Apresentamos várias dinâmicas possíveis de implementação do programa e, até hoje, a questão financeira ainda não foi um entrave para nenhuma escola que quisesse realmente implementar o programa. Claro que adoraria que fosse possível implementar o programa em todas as escolas de forma graciosa, mas ainda não estamos aptos a fazê-lo, lá chegaremos algum dia.

Se nos contactarem, estamos disponíveis para encontrar a melhor solução para o que é pretendido, de acordo com as necessidades específicas de cada instituição. Conversamos sempre com as escolas, tentamos perceber o que pretendem, que tipo de intervenção é que gostariam de ter e, em conjunto, encontramos soluções para termos o programa na escola.
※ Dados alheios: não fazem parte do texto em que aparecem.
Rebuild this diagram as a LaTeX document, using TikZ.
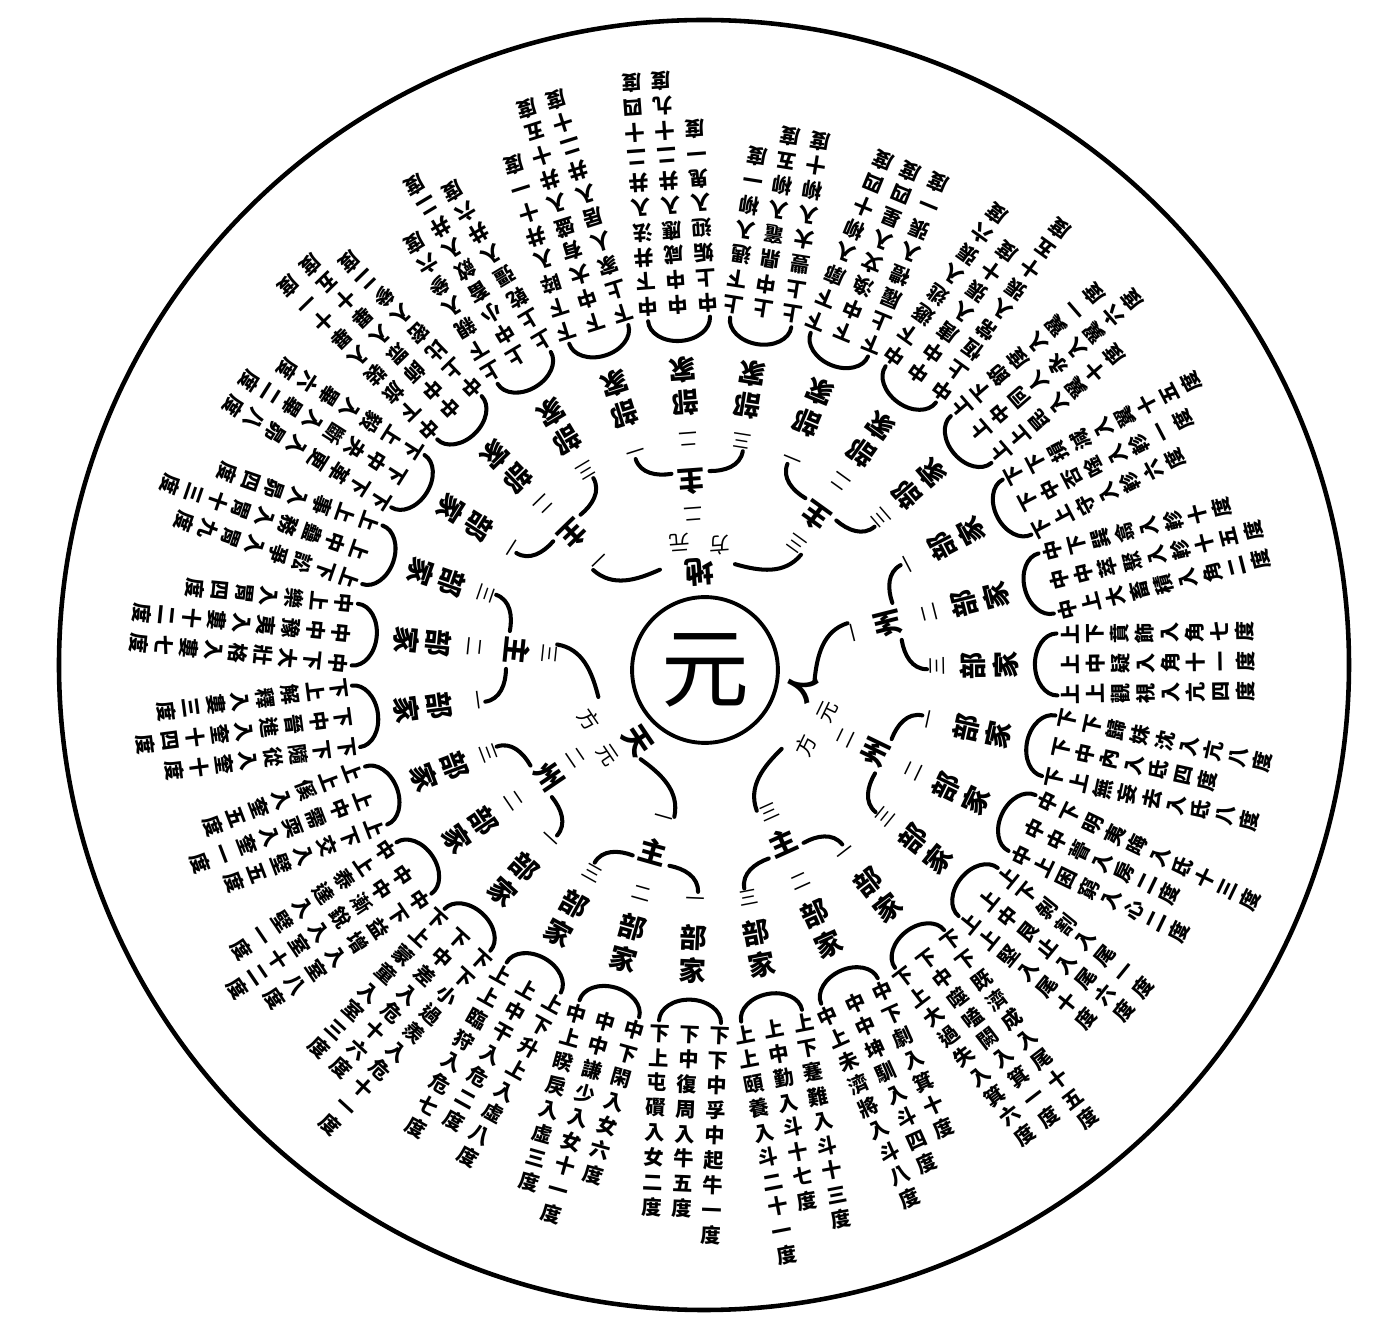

Para além do objetivo de chegar a todas as escolas, o que é que pretende mais para este programa?
Queremos continuar a avaliação e monitorização do programa, que é um aspeto absolutamente fundamental para conhecermos o feedback dos atores que se movimentam com o programa. A sua perceção no dia-a-dia, nomeadamente dos pais, dos professores e dos próprios alunos, é uma reflexão fundamental que queremos incluir sempre e de forma qualitativa.

Queremos validar o programa de forma científica, tendo uma parceria com o Departamento de Psicologia e Educação da Universidade da Maia que nos ajuda através da avaliação e da monitorização imparcial e independente. Graças a esta parceria, já temos alguns estudos científicos e resultados efetivos da validade do programa, mas queremos aumentar esta amostra. Neste momento, já temos uma amostra significativa para o contexto português, mas queremos aumentar essa amostra e robustecer ainda mais a evidência científica sobre a validade do programa. No entanto, temos noção que a intervenção em contexto escolar é difícil de avaliar, é difícil ter grupos de controlo para fazer avaliações mais rigorosas, é difícil ter amostras grandes durante todo o período de implementação.

Temos ainda como objetivo trabalhar dinâmicas diferentes para que os alunos tenham uma intervenção de continuidade. Atualmente, temos a intervenção num ano letivo e muito centrada no 1º ciclo, especificamente no 4º ano por ser um ano de transição – uma das transições mais desafiantes, porque os alunos mudam da monodocência para vários professores, mudam de escola, mudam para uma escola maior, deixam de ter o contacto mais próximo com a equipa de auxiliares e com os próprios professores -, mas gostaríamos que pudesse haver esta continuidade e estamos a trabalhar bastante para que isso possa vir a acontecer.

O programa já impactou mais de 3000 alunos, o que é um número muito significativo, mas queremos engrossar este número e ter mais agentes de mudança, mais agentes educativos a colaborar connosco, esse é o grande objetivo agora no curto prazo.

Que no médio e longo prazo, estas competências façam formalmente parte do currículo, para conseguirmos integrar curricularmente este tipo de competências, este tipo de trabalho, este tipo de educação socioemocional.